§ Information provided:
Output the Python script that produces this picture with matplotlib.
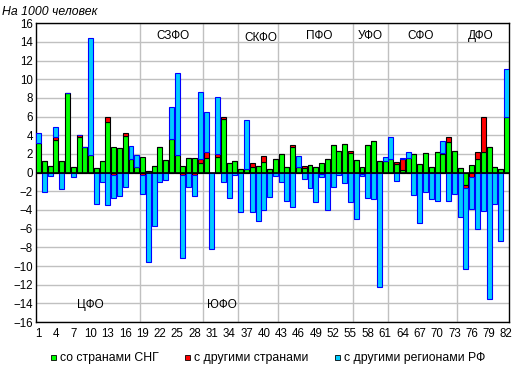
import numpy as np
import matplotlib
matplotlib.use("Agg")
from matplotlib import pyplot as plt
from matplotlib.patches import Rectangle

plt.rcParams['font.family'] = ['Liberation Sans', 'DejaVu Sans']

regions = list(range(1, 83))

# со странами СНГ
cis = [3.2, 1.2, 0.75, 3.5, 1.3, 8.5, 0.65, 3.85, 2.7, 1.9,
       0.55, 1.2, 5.4, 2.7, 2.6, 3.9, 1.5, 0.65, 1.65, 0.2,
       0.7, 2.8, 1.4, 3.65, 1.9, 0.75, 1.6, 1.55, 1.0, 1.6,
       0.0, 1.7, 5.7, 1.0, 1.3, 0.36, 0.4, 0.64, 0.71, 1.14,
       0.43, 1.43, 1.96, 0.64, 2.75, 0.64, 0.54, 0.79, 0.64, 1.0,
       1.43, 2.93, 2.36, 3.04, 2.14, 1.36, 0.64, 2.93, 3.43, 1.21,
       1.21, 1.43, 0.95, 0.29, 1.54, 1.96, 0.89, 2.14, 0.57, 2.18,
       2.0, 3.32, 2.32, 0.46, -1.32, 0.79, 1.43, 2.25, 2.71, 0.64,
       0.36, 6.0]
# с другими странами
other = [0, 0, 0, 0.3, 0, 0, 0, 0.15, 0, 0,
         0, 0, 0.55, -0.3, 0, 0.3, 0, 0, -0.3, 0,
         0, 0, 0, 0, 0, -0.2, 0, -0.25, 0.45, 0.65,
         0, 0.25, 0.3, 0, 0, 0, 0, 0.36, 0, 0.64,
         0, 0, 0, 0, 0.2, 0, 0.2, 0, 0, -0.18,
         0, 0, 0, 0, 0.18, 0, -0.18, 0, 0, 0,
         0, 0, 0.15, 1.14, 0, 0, 0, 0, 0, 0,
         0.14, 0.47, 0, 0, -0.36, -0.5, 0.82, 3.75, 0, 0,
         0, 0]
# с другими регионами РФ
rf = [1.0, -2.1, -0.4, 1.05, -1.8, 0, -0.5, 0, 0, 12.5,
      -3.4, -1.05, -3.5, -2.45, -2.55, -1.55, 1.4, 1.2, -2.0, -9.6,
      -5.75, -0.95, -0.8, 3.35, 8.75, -8.9, -1.5, -2.3, 7.15, 4.2,
      -8.2, 6.2, -0.95, -2.7, -0.2, -4.25, 5.24, -4.25, -5.2, -4.0,
      -2.57, -0.36, -1.04, -3.0, -3.64, 1.15, -0.71, -1.68, -3.18, -0.25,
      -4.04, -1.57, -0.29, -1.14, -3.18, -5.0, -0.18, -2.75, -2.86, -12.25,
      0.43, 2.36, -0.86, 0.11, 0.71, -2.43, -5.43, -2.1, -2.86, -3.0,
      1.22, -3.07, -2.29, -4.79, -8.68, -3.43, -6.07, -4.14, -13.57, -3.39,
      -7.32, 5.07]

district_names = ['ЦФО', 'СЗФО', 'ЮФО', 'СКФО', 'ПФО', 'УФО', 'СФО', 'ДФО']
district_bounds = [18.5, 29.5, 35.5, 42.5, 55.5, 61.5, 73.5]

W, H = 520, 376
fig = plt.figure(figsize=(W / 100, H / 100), dpi=100)
ax = fig.add_axes([0.0687, 0.1436, 0.9106, 0.7944])

x = np.array(regions)
series = [(cis, '#00FF00', 'black', 'со странами СНГ'),
          (other, '#FF0000', 'black', 'с другими странами'),
          (rf, '#00CCFF', '#0000FF', 'с другими регионами РФ')]
pos_bottom = np.zeros(len(x))
neg_bottom = np.zeros(len(x))
for vals, fc, ec, lab in series:
    v = np.array(vals, dtype=float)
    bottom = np.where(v >= 0, pos_bottom, neg_bottom)
    ax.bar(x, v, bottom=bottom, width=0.86, color=fc, edgecolor=ec,
           linewidth=0.8, zorder=3)
    pos_bottom = pos_bottom + np.where(v > 0, v, 0)
    neg_bottom = neg_bottom + np.where(v < 0, v, 0)

ax.set_xlim(0.5, 82.5)
ax.set_ylim(-16, 16)
ax.set_yticks(range(-16, 17, 2))
ax.set_xticks(range(1, 83, 3))
ax.tick_params(axis='y', length=0, labelsize=8.3, pad=2)
ax.tick_params(axis='x', length=0, labelsize=8.3, pad=4)
ax.yaxis.grid(True, color='#C0C0C0', linewidth=1, zorder=0)
ax.set_axisbelow(True)
for b in district_bounds:
    ax.axvline(b, color='#C0C0C0', linewidth=1, zorder=1)
ax.axhline(0, color='black', linewidth=1.2, zorder=4)
for s in ax.spines.values():
    s.set_color('black')
    s.set_linewidth(1)

# подписи округов
top_y = 14.6
bot_y = -14.2
ax.text(9.9, bot_y, district_names[0], ha='center', va='center', fontsize=8.5)
ax.text(24.2, top_y, district_names[1], ha='center', va='center', fontsize=8.5)
ax.text(32.8, bot_y, district_names[2], ha='center', va='center', fontsize=8.5)
ax.text(39.4, top_y - 0.2, district_names[3], ha='center', va='center', fontsize=8.5)
ax.text(49.6, top_y, district_names[4], ha='center', va='center', fontsize=8.5)
ax.text(58.4, top_y, district_names[5], ha='center', va='center', fontsize=8.5)
ax.text(67.2, top_y, district_names[6], ha='center', va='center', fontsize=8.5)
ax.text(77.6, top_y, district_names[7], ha='center', va='center', fontsize=8.5)

fig.text(2.5 / W, 1 - 12 / H, 'На 1000 человек', fontsize=8.8, style='italic',
         ha='left', va='center')

# легенда
leg_y = 357.5
leg_x = [50.5, 185, 334.5]
for (vals, fc, ec, lab), lx in zip(series, leg_x):
    fig.add_artist(Rectangle((lx / W, 1 - (leg_y + 2.5) / H), 5 / W, 5 / H,
                             transform=fig.transFigure, facecolor=fc,
                             edgecolor='black', linewidth=0.6))
    fig.text((lx + 9.5) / W, 1 - leg_y / H, lab, fontsize=8.8,
             ha='left', va='center')

fig.savefig('out.png', dpi=100)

§ To do: Your task is an exact transcription of all the data, minus the pictures.

§ Output for this task:
Output the Python script that produces this picture with matplotlib.
import numpy as np
import matplotlib
matplotlib.use("Agg")
from matplotlib import pyplot as plt
from matplotlib.patches import Rectangle

plt.rcParams['font.family'] = ['Liberation Sans', 'DejaVu Sans']

regions = list(range(1, 83))

# со странами СНГ
cis = [3.2, 1.2, 0.75, 3.5, 1.3, 8.5, 0.65, 3.85, 2.7, 1.9,
       0.55, 1.2, 5.4, 2.7, 2.6, 3.9, 1.5, 0.65, 1.65, 0.2,
       0.7, 2.8, 1.4, 3.65, 1.9, 0.75, 1.6, 1.55, 1.0, 1.6,
       0.0, 1.7, 5.7, 1.0, 1.3, 0.36, 0.4, 0.64, 0.71, 1.14,
       0.43, 1.43, 1.96, 0.64, 2.75, 0.64, 0.54, 0.79, 0.64, 1.0,
       1.43, 2.93, 2.36, 3.04, 2.14, 1.36, 0.64, 2.93, 3.43, 1.21,
       1.21, 1.43, 0.95, 0.29, 1.54, 1.96, 0.89, 2.14, 0.57, 2.18,
       2.0, 3.32, 2.32, 0.46, -1.32, 0.79, 1.43, 2.25, 2.71, 0.64,
       0.36, 6.0]
# с другими странами
other = [0, 0, 0, 0.3, 0, 0, 0, 0.15, 0, 0,
         0, 0, 0.55, -0.3, 0, 0.3, 0, 0, -0.3, 0,
         0, 0, 0, 0, 0, -0.2, 0, -0.25, 0.45, 0.65,
         0, 0.25, 0.3, 0, 0, 0, 0, 0.36, 0, 0.64,
         0, 0, 0, 0, 0.2, 0, 0.2, 0, 0, -0.18,
         0, 0, 0, 0, 0.18, 0, -0.18, 0, 0, 0,
         0, 0, 0.15, 1.14, 0, 0, 0, 0, 0, 0,
         0.14, 0.47, 0, 0, -0.36, -0.5, 0.82, 3.75, 0, 0,
         0, 0]
# с другими регионами РФ
rf = [1.0, -2.1, -0.4, 1.05, -1.8, 0, -0.5, 0, 0, 12.5,
      -3.4, -1.05, -3.5, -2.45, -2.55, -1.55, 1.4, 1.2, -2.0, -9.6,
      -5.75, -0.95, -0.8, 3.35, 8.75, -8.9, -1.5, -2.3, 7.15, 4.2,
      -8.2, 6.2, -0.95, -2.7, -0.2, -4.25, 5.24, -4.25, -5.2, -4.0,
      -2.57, -0.36, -1.04, -3.0, -3.64, 1.15, -0.71, -1.68, -3.18, -0.25,
      -4.04, -1.57, -0.29, -1.14, -3.18, -5.0, -0.18, -2.75, -2.86, -12.25,
      0.43, 2.36, -0.86, 0.11, 0.71, -2.43, -5.43, -2.1, -2.86, -3.0,
      1.22, -3.07, -2.29, -4.79, -8.68, -3.43, -6.07, -4.14, -13.57, -3.39,
      -7.32, 5.07]

district_names = ['ЦФО', 'СЗФО', 'ЮФО', 'СКФО', 'ПФО', 'УФО', 'СФО', 'ДФО']
district_bounds = [18.5, 29.5, 35.5, 42.5, 55.5, 61.5, 73.5]

W, H = 520, 376
fig = plt.figure(figsize=(W / 100, H / 100), dpi=100)
ax = fig.add_axes([0.0687, 0.1436, 0.9106, 0.7944])

x = np.array(regions)
series = [(cis, '#00FF00', 'black', 'со странами СНГ'),
          (other, '#FF0000', 'black', 'с другими странами'),
          (rf, '#00CCFF', '#0000FF', 'с другими регионами РФ')]
pos_bottom = np.zeros(len(x))
neg_bottom = np.zeros(len(x))
for vals, fc, ec, lab in series:
    v = np.array(vals, dtype=float)
    bottom = np.where(v >= 0, pos_bottom, neg_bottom)
    ax.bar(x, v, bottom=bottom, width=0.86, color=fc, edgecolor=ec,
           linewidth=0.8, zorder=3)
    pos_bottom = pos_bottom + np.where(v > 0, v, 0)
    neg_bottom = neg_bottom + np.where(v < 0, v, 0)

ax.set_xlim(0.5, 82.5)
ax.set_ylim(-16, 16)
ax.set_yticks(range(-16, 17, 2))
ax.set_xticks(range(1, 83, 3))
ax.tick_params(axis='y', length=0, labelsize=8.3, pad=2)
ax.tick_params(axis='x', length=0, labelsize=8.3, pad=4)
ax.yaxis.grid(True, color='#C0C0C0', linewidth=1, zorder=0)
ax.set_axisbelow(True)
for b in district_bounds:
    ax.axvline(b, color='#C0C0C0', linewidth=1, zorder=1)
ax.axhline(0, color='black', linewidth=1.2, zorder=4)
for s in ax.spines.values():
    s.set_color('black')
    s.set_linewidth(1)

# подписи округов
top_y = 14.6
bot_y = -14.2
ax.text(9.9, bot_y, district_names[0], ha='center', va='center', fontsize=8.5)
ax.text(24.2, top_y, district_names[1], ha='center', va='center', fontsize=8.5)
ax.text(32.8, bot_y, district_names[2], ha='center', va='center', fontsize=8.5)
ax.text(39.4, top_y - 0.2, district_names[3], ha='center', va='center', fontsize=8.5)
ax.text(49.6, top_y, district_names[4], ha='center', va='center', fontsize=8.5)
ax.text(58.4, top_y, district_names[5], ha='center', va='center', fontsize=8.5)
ax.text(67.2, top_y, district_names[6], ha='center', va='center', fontsize=8.5)
ax.text(77.6, top_y, district_names[7], ha='center', va='center', fontsize=8.5)

fig.text(2.5 / W, 1 - 12 / H, 'На 1000 человек', fontsize=8.8, style='italic',
         ha='left', va='center')

# легенда
leg_y = 357.5
leg_x = [50.5, 185, 334.5]
for (vals, fc, ec, lab), lx in zip(series, leg_x):
    fig.add_artist(Rectangle((lx / W, 1 - (leg_y + 2.5) / H), 5 / W, 5 / H,
                             transform=fig.transFigure, facecolor=fc,
                             edgecolor='black', linewidth=0.6))
    fig.text((lx + 9.5) / W, 1 - leg_y / H, lab, fontsize=8.8,
             ha='left', va='center')

fig.savefig('out.png', dpi=100)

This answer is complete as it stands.